_Data rows_.

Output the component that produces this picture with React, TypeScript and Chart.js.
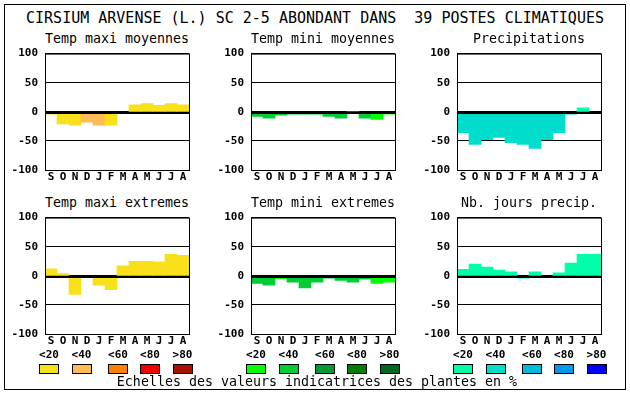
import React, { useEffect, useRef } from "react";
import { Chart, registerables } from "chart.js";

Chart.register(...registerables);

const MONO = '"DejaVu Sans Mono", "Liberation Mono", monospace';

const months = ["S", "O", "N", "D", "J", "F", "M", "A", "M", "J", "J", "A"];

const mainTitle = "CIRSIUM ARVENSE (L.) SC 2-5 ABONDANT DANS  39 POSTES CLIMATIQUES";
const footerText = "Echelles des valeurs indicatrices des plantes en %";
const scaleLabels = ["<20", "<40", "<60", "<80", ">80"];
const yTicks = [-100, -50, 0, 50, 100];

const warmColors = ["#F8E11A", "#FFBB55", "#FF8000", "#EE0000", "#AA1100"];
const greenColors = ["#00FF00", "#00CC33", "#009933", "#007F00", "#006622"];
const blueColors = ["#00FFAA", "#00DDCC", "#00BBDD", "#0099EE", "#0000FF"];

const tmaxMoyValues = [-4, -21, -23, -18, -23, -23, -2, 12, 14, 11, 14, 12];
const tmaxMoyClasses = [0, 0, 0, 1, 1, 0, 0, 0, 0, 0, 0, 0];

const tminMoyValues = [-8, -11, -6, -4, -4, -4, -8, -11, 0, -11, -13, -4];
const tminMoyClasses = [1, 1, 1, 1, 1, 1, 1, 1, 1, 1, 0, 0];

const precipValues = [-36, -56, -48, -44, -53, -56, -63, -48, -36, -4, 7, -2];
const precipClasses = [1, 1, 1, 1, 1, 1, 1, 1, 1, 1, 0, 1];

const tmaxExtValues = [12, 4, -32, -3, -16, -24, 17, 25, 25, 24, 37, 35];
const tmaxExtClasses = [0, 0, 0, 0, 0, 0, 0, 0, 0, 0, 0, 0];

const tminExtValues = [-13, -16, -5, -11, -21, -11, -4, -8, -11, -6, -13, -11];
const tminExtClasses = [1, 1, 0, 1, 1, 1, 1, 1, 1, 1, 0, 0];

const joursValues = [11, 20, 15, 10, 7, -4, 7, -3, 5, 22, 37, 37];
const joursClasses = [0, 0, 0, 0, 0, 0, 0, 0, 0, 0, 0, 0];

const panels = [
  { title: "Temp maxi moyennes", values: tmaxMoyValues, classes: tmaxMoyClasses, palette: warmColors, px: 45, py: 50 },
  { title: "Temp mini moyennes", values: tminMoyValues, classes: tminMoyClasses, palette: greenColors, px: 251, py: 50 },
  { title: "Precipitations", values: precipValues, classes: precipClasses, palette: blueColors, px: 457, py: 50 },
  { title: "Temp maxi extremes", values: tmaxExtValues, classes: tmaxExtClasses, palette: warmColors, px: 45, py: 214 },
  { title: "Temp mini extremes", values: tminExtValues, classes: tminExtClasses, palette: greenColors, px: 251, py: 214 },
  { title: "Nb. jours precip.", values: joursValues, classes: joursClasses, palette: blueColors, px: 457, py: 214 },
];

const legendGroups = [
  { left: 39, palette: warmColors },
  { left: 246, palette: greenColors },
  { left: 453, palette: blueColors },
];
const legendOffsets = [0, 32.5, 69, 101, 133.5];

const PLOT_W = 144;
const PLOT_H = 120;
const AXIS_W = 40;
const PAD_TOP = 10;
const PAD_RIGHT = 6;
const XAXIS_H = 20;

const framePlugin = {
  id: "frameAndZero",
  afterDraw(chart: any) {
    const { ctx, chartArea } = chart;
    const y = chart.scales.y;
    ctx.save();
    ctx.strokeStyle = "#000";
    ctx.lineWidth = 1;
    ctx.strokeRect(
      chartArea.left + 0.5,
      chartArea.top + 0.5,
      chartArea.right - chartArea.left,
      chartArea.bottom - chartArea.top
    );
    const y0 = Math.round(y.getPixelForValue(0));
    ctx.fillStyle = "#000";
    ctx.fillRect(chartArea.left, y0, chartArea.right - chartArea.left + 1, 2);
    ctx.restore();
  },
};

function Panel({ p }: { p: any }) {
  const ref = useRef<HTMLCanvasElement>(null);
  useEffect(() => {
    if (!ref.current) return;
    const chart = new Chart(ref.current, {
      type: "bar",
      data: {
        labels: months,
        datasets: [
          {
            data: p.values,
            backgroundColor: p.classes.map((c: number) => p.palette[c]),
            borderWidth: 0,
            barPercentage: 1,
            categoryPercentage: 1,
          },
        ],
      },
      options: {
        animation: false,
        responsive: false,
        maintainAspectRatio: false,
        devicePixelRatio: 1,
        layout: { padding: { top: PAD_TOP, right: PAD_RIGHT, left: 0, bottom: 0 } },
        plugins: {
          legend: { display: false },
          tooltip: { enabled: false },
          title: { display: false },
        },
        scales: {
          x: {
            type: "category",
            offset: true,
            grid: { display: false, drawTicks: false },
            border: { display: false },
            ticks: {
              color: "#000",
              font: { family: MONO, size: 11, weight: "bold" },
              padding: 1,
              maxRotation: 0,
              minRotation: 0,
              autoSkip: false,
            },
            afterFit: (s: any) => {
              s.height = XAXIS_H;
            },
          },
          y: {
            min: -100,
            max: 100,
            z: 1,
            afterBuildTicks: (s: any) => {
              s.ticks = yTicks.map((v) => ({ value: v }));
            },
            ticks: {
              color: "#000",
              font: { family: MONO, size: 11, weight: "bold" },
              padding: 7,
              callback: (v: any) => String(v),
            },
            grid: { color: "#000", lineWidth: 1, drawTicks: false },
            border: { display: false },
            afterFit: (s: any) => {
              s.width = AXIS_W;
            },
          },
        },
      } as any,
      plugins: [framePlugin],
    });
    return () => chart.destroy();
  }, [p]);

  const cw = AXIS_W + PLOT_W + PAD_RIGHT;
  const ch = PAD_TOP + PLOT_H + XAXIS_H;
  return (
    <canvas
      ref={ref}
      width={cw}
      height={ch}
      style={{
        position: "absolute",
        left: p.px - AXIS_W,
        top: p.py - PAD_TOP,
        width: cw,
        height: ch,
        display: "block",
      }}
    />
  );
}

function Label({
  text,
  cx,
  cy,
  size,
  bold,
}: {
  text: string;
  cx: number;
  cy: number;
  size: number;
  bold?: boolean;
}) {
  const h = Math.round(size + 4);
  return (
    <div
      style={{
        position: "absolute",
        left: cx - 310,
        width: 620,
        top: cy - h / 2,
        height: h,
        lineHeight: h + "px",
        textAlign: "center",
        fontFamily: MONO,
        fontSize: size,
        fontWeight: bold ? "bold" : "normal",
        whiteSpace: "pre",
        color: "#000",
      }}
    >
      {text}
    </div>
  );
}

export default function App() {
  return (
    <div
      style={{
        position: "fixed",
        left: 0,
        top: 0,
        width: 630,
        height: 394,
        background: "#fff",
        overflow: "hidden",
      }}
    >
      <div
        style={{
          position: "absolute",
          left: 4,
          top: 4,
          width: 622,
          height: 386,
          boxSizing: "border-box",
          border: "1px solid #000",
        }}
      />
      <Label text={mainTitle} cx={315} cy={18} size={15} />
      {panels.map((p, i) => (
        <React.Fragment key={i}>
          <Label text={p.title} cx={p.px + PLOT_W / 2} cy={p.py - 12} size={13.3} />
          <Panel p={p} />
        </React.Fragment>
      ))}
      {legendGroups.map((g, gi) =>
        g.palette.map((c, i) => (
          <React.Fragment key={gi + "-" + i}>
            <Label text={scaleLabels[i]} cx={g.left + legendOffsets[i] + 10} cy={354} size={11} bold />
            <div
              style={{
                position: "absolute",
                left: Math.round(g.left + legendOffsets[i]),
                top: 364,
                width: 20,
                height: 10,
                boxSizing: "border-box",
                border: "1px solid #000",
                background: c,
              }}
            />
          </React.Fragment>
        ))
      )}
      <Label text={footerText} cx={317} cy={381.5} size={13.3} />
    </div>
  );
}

---

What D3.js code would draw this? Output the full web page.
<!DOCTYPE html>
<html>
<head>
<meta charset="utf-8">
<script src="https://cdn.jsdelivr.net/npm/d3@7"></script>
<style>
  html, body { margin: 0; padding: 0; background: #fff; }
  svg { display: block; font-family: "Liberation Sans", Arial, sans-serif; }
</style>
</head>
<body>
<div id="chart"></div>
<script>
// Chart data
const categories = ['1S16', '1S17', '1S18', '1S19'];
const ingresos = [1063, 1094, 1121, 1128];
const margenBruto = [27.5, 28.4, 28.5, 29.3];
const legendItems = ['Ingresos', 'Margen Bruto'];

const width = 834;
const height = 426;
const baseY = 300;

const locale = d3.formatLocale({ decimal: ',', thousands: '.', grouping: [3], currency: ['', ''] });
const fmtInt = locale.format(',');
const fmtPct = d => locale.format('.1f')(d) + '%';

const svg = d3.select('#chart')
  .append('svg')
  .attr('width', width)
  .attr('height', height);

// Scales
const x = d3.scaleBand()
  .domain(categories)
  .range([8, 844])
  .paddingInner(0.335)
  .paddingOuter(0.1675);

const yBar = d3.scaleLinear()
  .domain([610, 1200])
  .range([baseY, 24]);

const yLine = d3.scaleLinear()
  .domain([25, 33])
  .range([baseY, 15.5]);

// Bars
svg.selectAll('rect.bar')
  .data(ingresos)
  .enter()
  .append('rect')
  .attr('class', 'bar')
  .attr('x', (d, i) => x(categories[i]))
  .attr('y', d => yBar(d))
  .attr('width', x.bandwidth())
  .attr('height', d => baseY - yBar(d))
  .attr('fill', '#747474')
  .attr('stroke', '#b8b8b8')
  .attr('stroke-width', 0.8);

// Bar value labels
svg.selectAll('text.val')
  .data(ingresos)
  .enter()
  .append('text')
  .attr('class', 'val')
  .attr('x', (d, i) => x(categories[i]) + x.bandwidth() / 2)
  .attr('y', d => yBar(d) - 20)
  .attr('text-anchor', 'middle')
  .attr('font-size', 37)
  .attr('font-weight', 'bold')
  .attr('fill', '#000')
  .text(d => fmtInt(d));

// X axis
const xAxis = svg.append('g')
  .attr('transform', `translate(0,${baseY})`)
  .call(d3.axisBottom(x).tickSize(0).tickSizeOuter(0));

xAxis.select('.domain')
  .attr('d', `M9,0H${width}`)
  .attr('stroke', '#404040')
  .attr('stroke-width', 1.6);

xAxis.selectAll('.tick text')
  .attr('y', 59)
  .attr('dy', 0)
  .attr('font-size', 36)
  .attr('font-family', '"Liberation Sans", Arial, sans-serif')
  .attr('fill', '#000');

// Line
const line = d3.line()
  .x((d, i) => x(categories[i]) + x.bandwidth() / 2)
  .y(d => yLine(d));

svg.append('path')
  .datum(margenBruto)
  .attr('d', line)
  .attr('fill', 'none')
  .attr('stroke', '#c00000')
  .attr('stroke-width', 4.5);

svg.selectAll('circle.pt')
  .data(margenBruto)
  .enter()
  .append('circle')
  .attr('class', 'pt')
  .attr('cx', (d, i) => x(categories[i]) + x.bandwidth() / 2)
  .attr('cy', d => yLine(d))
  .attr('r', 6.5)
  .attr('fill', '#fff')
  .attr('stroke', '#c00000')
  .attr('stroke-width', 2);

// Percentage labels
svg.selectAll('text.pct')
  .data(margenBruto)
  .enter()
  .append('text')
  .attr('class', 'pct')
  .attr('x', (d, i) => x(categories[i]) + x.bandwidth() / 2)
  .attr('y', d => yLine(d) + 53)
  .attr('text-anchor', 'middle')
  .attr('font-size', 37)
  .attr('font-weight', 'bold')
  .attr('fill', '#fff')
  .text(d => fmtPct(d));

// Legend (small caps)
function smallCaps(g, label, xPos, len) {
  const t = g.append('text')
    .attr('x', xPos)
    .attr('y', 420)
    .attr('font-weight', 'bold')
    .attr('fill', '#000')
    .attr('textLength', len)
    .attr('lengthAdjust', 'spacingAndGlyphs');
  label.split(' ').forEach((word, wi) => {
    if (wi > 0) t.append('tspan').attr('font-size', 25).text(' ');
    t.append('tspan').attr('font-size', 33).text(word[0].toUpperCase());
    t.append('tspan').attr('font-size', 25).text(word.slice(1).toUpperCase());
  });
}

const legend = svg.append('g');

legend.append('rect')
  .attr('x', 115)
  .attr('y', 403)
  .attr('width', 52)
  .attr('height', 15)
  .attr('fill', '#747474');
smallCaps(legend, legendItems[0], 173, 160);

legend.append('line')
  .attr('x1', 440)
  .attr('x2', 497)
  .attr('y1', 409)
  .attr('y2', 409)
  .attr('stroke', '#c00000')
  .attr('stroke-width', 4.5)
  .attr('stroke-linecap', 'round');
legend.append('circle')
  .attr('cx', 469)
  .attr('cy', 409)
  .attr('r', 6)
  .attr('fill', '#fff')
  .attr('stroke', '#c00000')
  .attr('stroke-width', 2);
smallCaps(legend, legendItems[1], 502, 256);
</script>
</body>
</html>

_Stated goal_. Pull every line containing "Output" from the material above.

_Written response_.
Output the component that produces this picture with React, TypeScript and Chart.js.
What D3.js code would draw this? Output the full web page.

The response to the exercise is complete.